INTEGRATED ESG
REPORT 2020

4.1 Income tax

Accounting policies

Mandatory increases in loss/decreases in profit include current income tax (CIT) and deferred tax.

Deferred tax is determined using the balance-sheet method, based on temporary differences between the carrying amounts of assets and liabilities for accounting purposes and their tax base, except where temporary differences arise from the initial recognition of an asset or liability in a transaction which is not a business combination and, at the time of the transaction, affected neither profit before tax nor taxable income (tax loss).

Deferred tax assets and liabilities are measured at tax rates that are expected to apply to the period when the asset is realised, or the liability is settled.

A deferred tax asset is recognised to the extent it is probable that taxable profit will be available against which deductible temporary differences, including tax losses and tax credit, can be utilised. For more information on tax credit, see Note 4.1.1).

Deferred tax liabilities are recognised for taxable temporary differences associated with investments in subsidiaries, joint ventures and associates, unless the Group company controls the timing of reversal of the temporary differences and it is probable that the temporary differences will not reverse in the foreseeable future.

Deferred tax assets and liabilities are offset if and only if:

  • the Group has a legally enforceable right to set off current tax assets against current tax liabilities; and
  • the deferred tax assets and the deferred tax liabilities relate to income taxes levied by the same taxation authority on the same taxable entity.

Deferred and current tax is recognised as income or expense and included in profit or loss, except to the extent that the tax arises from a transaction or event that is credited or charged directly to other comprehensive income or to equity (deferred tax is then recognised in other comprehensive income or charged directly to equity).

Tax Group

Pursuant to an agreement of September 19th 2016, the PGNiG Tax Group (‘PGNiG Tax Group’) was established for the period from January 1st 2017 to December 31st 2020 with respect to the Group’s obligations under the Polish Corporate Income Tax Act (PDOP) and the Tax Legislation, with PGNiG S.A. acting as the PGK’s representative company.

As at December 31st 2020, the PGNiG Tax Group comprised the following companies: PGNiG S.A., PGNiG Obrót Detaliczny Sp. z o.o., Polska Spółka Gazownictwa Sp. z o.o., PGNiG TERMIKA S.A., Gas Storage Poland Sp. z o.o., PGNiG Ventures Sp. z o.o. (until December 30th 2019: PGNiG SPV 5 Sp. z o.o.), PGNiG SPV 6 Sp. z o.o., PGNiG SPV 7 Sp. z o.o., GEOFIZYKA Toruń S.A., PGNiG Technologie S.A. and PGNiG Serwis Sp. z o.o.

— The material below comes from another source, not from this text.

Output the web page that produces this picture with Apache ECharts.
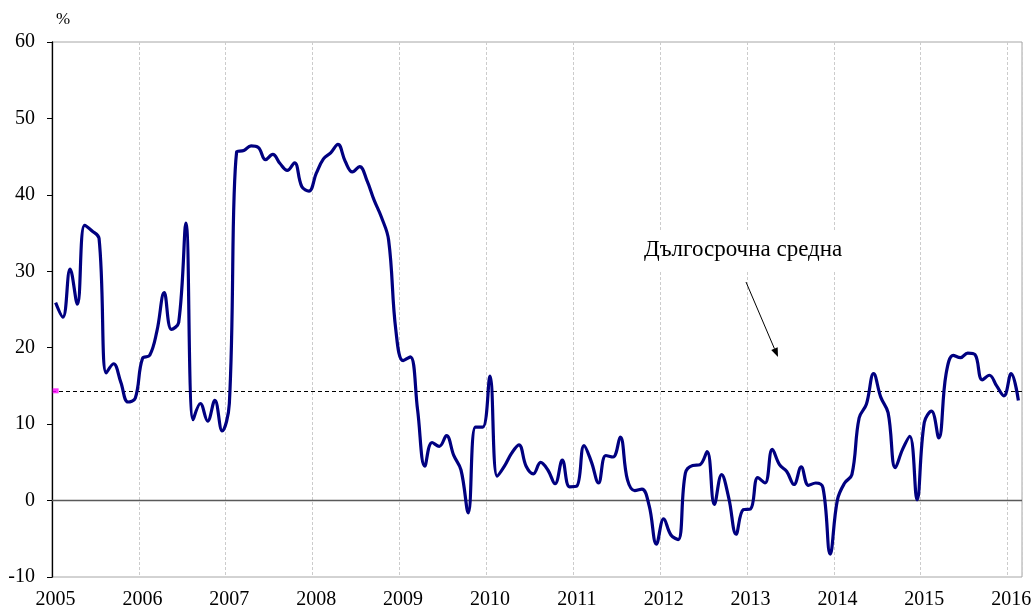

In accordance with the applicable tax laws, the companies included in the PGNiG Tax Group lost their separate status as payers of corporate income tax and such status was acquired by the PGNiG Tax Group, which allowed corporate income tax to be calculated jointly for all members of the PGNiG Tax Group. The PGNiG Tax Group was a separate entity only for corporate income tax purposes and it should not be viewed as a separate legal person. Its tax status did not extend to other types of taxes; in particular, each of the companies forming the PGNiG Tax Group was a separate payer of value-added tax and of tax on civil-law transactions, and a separate remitter of personal income tax withholdings. The other companies of the Group were separate corporate income tax payers.

On July 14th 2020, the Management Board of PGNiG S.A. decided to not establish another tax group.